Dataset section
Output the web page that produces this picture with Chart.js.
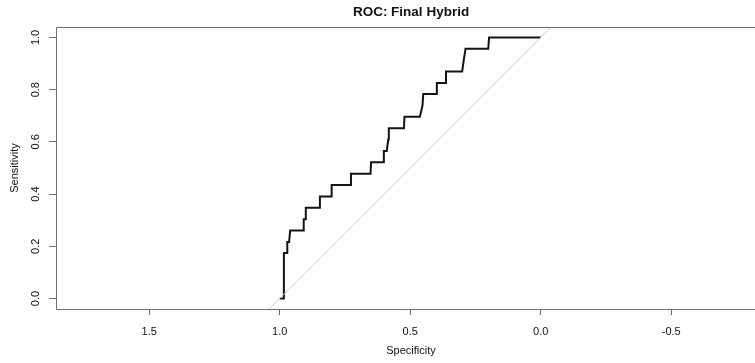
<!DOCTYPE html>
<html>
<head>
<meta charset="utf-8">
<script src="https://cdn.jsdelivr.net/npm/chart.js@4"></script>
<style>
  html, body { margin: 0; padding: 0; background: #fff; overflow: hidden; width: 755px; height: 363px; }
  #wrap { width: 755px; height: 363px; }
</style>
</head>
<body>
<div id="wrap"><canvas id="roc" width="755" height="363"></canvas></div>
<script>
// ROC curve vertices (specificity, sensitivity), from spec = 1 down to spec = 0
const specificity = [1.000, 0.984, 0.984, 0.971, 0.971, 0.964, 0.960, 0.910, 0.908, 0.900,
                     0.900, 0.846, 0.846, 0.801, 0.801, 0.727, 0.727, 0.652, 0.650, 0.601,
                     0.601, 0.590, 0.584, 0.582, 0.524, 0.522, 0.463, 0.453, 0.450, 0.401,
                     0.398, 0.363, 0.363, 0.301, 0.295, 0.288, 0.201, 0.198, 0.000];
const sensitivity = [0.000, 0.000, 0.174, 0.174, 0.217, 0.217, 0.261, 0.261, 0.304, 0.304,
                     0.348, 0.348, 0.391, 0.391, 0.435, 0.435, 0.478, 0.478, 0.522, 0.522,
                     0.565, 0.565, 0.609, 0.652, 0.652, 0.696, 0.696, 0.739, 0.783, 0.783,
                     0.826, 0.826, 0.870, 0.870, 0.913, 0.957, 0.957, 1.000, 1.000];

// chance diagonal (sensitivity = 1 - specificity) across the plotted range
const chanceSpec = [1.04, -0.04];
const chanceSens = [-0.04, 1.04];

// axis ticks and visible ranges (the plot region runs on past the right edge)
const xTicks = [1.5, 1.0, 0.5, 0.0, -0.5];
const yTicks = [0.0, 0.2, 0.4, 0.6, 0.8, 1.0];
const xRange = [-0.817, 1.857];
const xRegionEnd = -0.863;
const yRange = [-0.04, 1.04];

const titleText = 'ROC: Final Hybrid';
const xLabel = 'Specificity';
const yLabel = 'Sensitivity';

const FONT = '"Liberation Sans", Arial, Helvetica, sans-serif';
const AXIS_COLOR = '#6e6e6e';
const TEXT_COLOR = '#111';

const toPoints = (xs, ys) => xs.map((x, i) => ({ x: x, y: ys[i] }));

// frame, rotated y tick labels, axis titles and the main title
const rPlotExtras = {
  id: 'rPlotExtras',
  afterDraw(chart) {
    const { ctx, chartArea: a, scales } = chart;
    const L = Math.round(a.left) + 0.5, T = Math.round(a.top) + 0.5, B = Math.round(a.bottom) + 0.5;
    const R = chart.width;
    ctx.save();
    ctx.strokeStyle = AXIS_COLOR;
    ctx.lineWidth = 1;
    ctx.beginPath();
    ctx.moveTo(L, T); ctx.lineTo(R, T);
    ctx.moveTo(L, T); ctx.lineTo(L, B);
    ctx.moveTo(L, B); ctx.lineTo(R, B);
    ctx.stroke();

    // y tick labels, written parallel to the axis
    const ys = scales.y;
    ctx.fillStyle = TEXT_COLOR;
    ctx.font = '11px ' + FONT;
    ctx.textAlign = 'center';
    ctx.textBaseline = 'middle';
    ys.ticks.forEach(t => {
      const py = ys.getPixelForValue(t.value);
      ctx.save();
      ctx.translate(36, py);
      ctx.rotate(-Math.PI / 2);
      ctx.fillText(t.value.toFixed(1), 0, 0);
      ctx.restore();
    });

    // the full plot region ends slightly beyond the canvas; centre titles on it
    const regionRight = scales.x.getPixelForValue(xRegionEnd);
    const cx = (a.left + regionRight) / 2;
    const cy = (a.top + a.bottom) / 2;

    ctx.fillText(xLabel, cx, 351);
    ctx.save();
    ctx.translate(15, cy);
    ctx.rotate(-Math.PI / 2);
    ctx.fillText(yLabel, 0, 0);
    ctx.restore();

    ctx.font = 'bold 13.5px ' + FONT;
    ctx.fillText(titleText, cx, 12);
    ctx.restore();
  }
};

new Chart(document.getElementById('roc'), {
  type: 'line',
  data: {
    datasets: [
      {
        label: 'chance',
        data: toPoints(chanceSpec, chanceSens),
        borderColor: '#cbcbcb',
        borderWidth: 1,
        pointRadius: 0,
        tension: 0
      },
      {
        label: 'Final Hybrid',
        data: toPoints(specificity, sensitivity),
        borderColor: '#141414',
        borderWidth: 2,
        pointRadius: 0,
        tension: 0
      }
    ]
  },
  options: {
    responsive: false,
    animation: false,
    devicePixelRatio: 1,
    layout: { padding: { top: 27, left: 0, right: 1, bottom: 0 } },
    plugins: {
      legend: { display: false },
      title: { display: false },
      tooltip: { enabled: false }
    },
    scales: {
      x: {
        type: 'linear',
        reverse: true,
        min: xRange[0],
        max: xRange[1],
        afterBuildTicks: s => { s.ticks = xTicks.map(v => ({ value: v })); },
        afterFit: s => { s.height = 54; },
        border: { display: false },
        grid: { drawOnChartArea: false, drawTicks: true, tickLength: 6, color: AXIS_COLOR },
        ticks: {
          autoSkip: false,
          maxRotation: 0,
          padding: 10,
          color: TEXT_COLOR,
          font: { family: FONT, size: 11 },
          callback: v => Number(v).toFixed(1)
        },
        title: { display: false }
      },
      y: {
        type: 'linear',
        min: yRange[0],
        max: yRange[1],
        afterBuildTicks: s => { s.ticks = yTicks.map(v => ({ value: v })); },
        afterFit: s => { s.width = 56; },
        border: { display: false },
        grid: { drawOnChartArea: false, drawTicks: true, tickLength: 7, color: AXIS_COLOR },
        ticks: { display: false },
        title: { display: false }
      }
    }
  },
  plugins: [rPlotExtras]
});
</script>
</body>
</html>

The exercise
Images in the data above are to be skipped. Retype all other material exactly.

Answer in full
Output the web page that produces this picture with Chart.js.
<!DOCTYPE html>
<html>
<head>
<meta charset="utf-8">
<script src="https://cdn.jsdelivr.net/npm/chart.js@4"></script>
<style>
  html, body { margin: 0; padding: 0; background: #fff; overflow: hidden; width: 755px; height: 363px; }
  #wrap { width: 755px; height: 363px; }
</style>
</head>
<body>
<div id="wrap"><canvas id="roc" width="755" height="363"></canvas></div>
<script>
// ROC curve vertices (specificity, sensitivity), from spec = 1 down to spec = 0
const specificity = [1.000, 0.984, 0.984, 0.971, 0.971, 0.964, 0.960, 0.910, 0.908, 0.900,
                     0.900, 0.846, 0.846, 0.801, 0.801, 0.727, 0.727, 0.652, 0.650, 0.601,
                     0.601, 0.590, 0.584, 0.582, 0.524, 0.522, 0.463, 0.453, 0.450, 0.401,
                     0.398, 0.363, 0.363, 0.301, 0.295, 0.288, 0.201, 0.198, 0.000];
const sensitivity = [0.000, 0.000, 0.174, 0.174, 0.217, 0.217, 0.261, 0.261, 0.304, 0.304,
                     0.348, 0.348, 0.391, 0.391, 0.435, 0.435, 0.478, 0.478, 0.522, 0.522,
                     0.565, 0.565, 0.609, 0.652, 0.652, 0.696, 0.696, 0.739, 0.783, 0.783,
                     0.826, 0.826, 0.870, 0.870, 0.913, 0.957, 0.957, 1.000, 1.000];

// chance diagonal (sensitivity = 1 - specificity) across the plotted range
const chanceSpec = [1.04, -0.04];
const chanceSens = [-0.04, 1.04];

// axis ticks and visible ranges (the plot region runs on past the right edge)
const xTicks = [1.5, 1.0, 0.5, 0.0, -0.5];
const yTicks = [0.0, 0.2, 0.4, 0.6, 0.8, 1.0];
const xRange = [-0.817, 1.857];
const xRegionEnd = -0.863;
const yRange = [-0.04, 1.04];

const titleText = 'ROC: Final Hybrid';
const xLabel = 'Specificity';
const yLabel = 'Sensitivity';

const FONT = '"Liberation Sans", Arial, Helvetica, sans-serif';
const AXIS_COLOR = '#6e6e6e';
const TEXT_COLOR = '#111';

const toPoints = (xs, ys) => xs.map((x, i) => ({ x: x, y: ys[i] }));

// frame, rotated y tick labels, axis titles and the main title
const rPlotExtras = {
  id: 'rPlotExtras',
  afterDraw(chart) {
    const { ctx, chartArea: a, scales } = chart;
    const L = Math.round(a.left) + 0.5, T = Math.round(a.top) + 0.5, B = Math.round(a.bottom) + 0.5;
    const R = chart.width;
    ctx.save();
    ctx.strokeStyle = AXIS_COLOR;
    ctx.lineWidth = 1;
    ctx.beginPath();
    ctx.moveTo(L, T); ctx.lineTo(R, T);
    ctx.moveTo(L, T); ctx.lineTo(L, B);
    ctx.moveTo(L, B); ctx.lineTo(R, B);
    ctx.stroke();

    // y tick labels, written parallel to the axis
    const ys = scales.y;
    ctx.fillStyle = TEXT_COLOR;
    ctx.font = '11px ' + FONT;
    ctx.textAlign = 'center';
    ctx.textBaseline = 'middle';
    ys.ticks.forEach(t => {
      const py = ys.getPixelForValue(t.value);
      ctx.save();
      ctx.translate(36, py);
      ctx.rotate(-Math.PI / 2);
      ctx.fillText(t.value.toFixed(1), 0, 0);
      ctx.restore();
    });

    // the full plot region ends slightly beyond the canvas; centre titles on it
    const regionRight = scales.x.getPixelForValue(xRegionEnd);
    const cx = (a.left + regionRight) / 2;
    const cy = (a.top + a.bottom) / 2;

    ctx.fillText(xLabel, cx, 351);
    ctx.save();
    ctx.translate(15, cy);
    ctx.rotate(-Math.PI / 2);
    ctx.fillText(yLabel, 0, 0);
    ctx.restore();

    ctx.font = 'bold 13.5px ' + FONT;
    ctx.fillText(titleText, cx, 12);
    ctx.restore();
  }
};

new Chart(document.getElementById('roc'), {
  type: 'line',
  data: {
    datasets: [
      {
        label: 'chance',
        data: toPoints(chanceSpec, chanceSens),
        borderColor: '#cbcbcb',
        borderWidth: 1,
        pointRadius: 0,
        tension: 0
      },
      {
        label: 'Final Hybrid',
        data: toPoints(specificity, sensitivity),
        borderColor: '#141414',
        borderWidth: 2,
        pointRadius: 0,
        tension: 0
      }
    ]
  },
  options: {
    responsive: false,
    animation: false,
    devicePixelRatio: 1,
    layout: { padding: { top: 27, left: 0, right: 1, bottom: 0 } },
    plugins: {
      legend: { display: false },
      title: { display: false },
      tooltip: { enabled: false }
    },
    scales: {
      x: {
        type: 'linear',
        reverse: true,
        min: xRange[0],
        max: xRange[1],
        afterBuildTicks: s => { s.ticks = xTicks.map(v => ({ value: v })); },
        afterFit: s => { s.height = 54; },
        border: { display: false },
        grid: { drawOnChartArea: false, drawTicks: true, tickLength: 6, color: AXIS_COLOR },
        ticks: {
          autoSkip: false,
          maxRotation: 0,
          padding: 10,
          color: TEXT_COLOR,
          font: { family: FONT, size: 11 },
          callback: v => Number(v).toFixed(1)
        },
        title: { display: false }
      },
      y: {
        type: 'linear',
        min: yRange[0],
        max: yRange[1],
        afterBuildTicks: s => { s.ticks = yTicks.map(v => ({ value: v })); },
        afterFit: s => { s.width = 56; },
        border: { display: false },
        grid: { drawOnChartArea: false, drawTicks: true, tickLength: 7, color: AXIS_COLOR },
        ticks: { display: false },
        title: { display: false }
      }
    }
  },
  plugins: [rPlotExtras]
});
</script>
</body>
</html>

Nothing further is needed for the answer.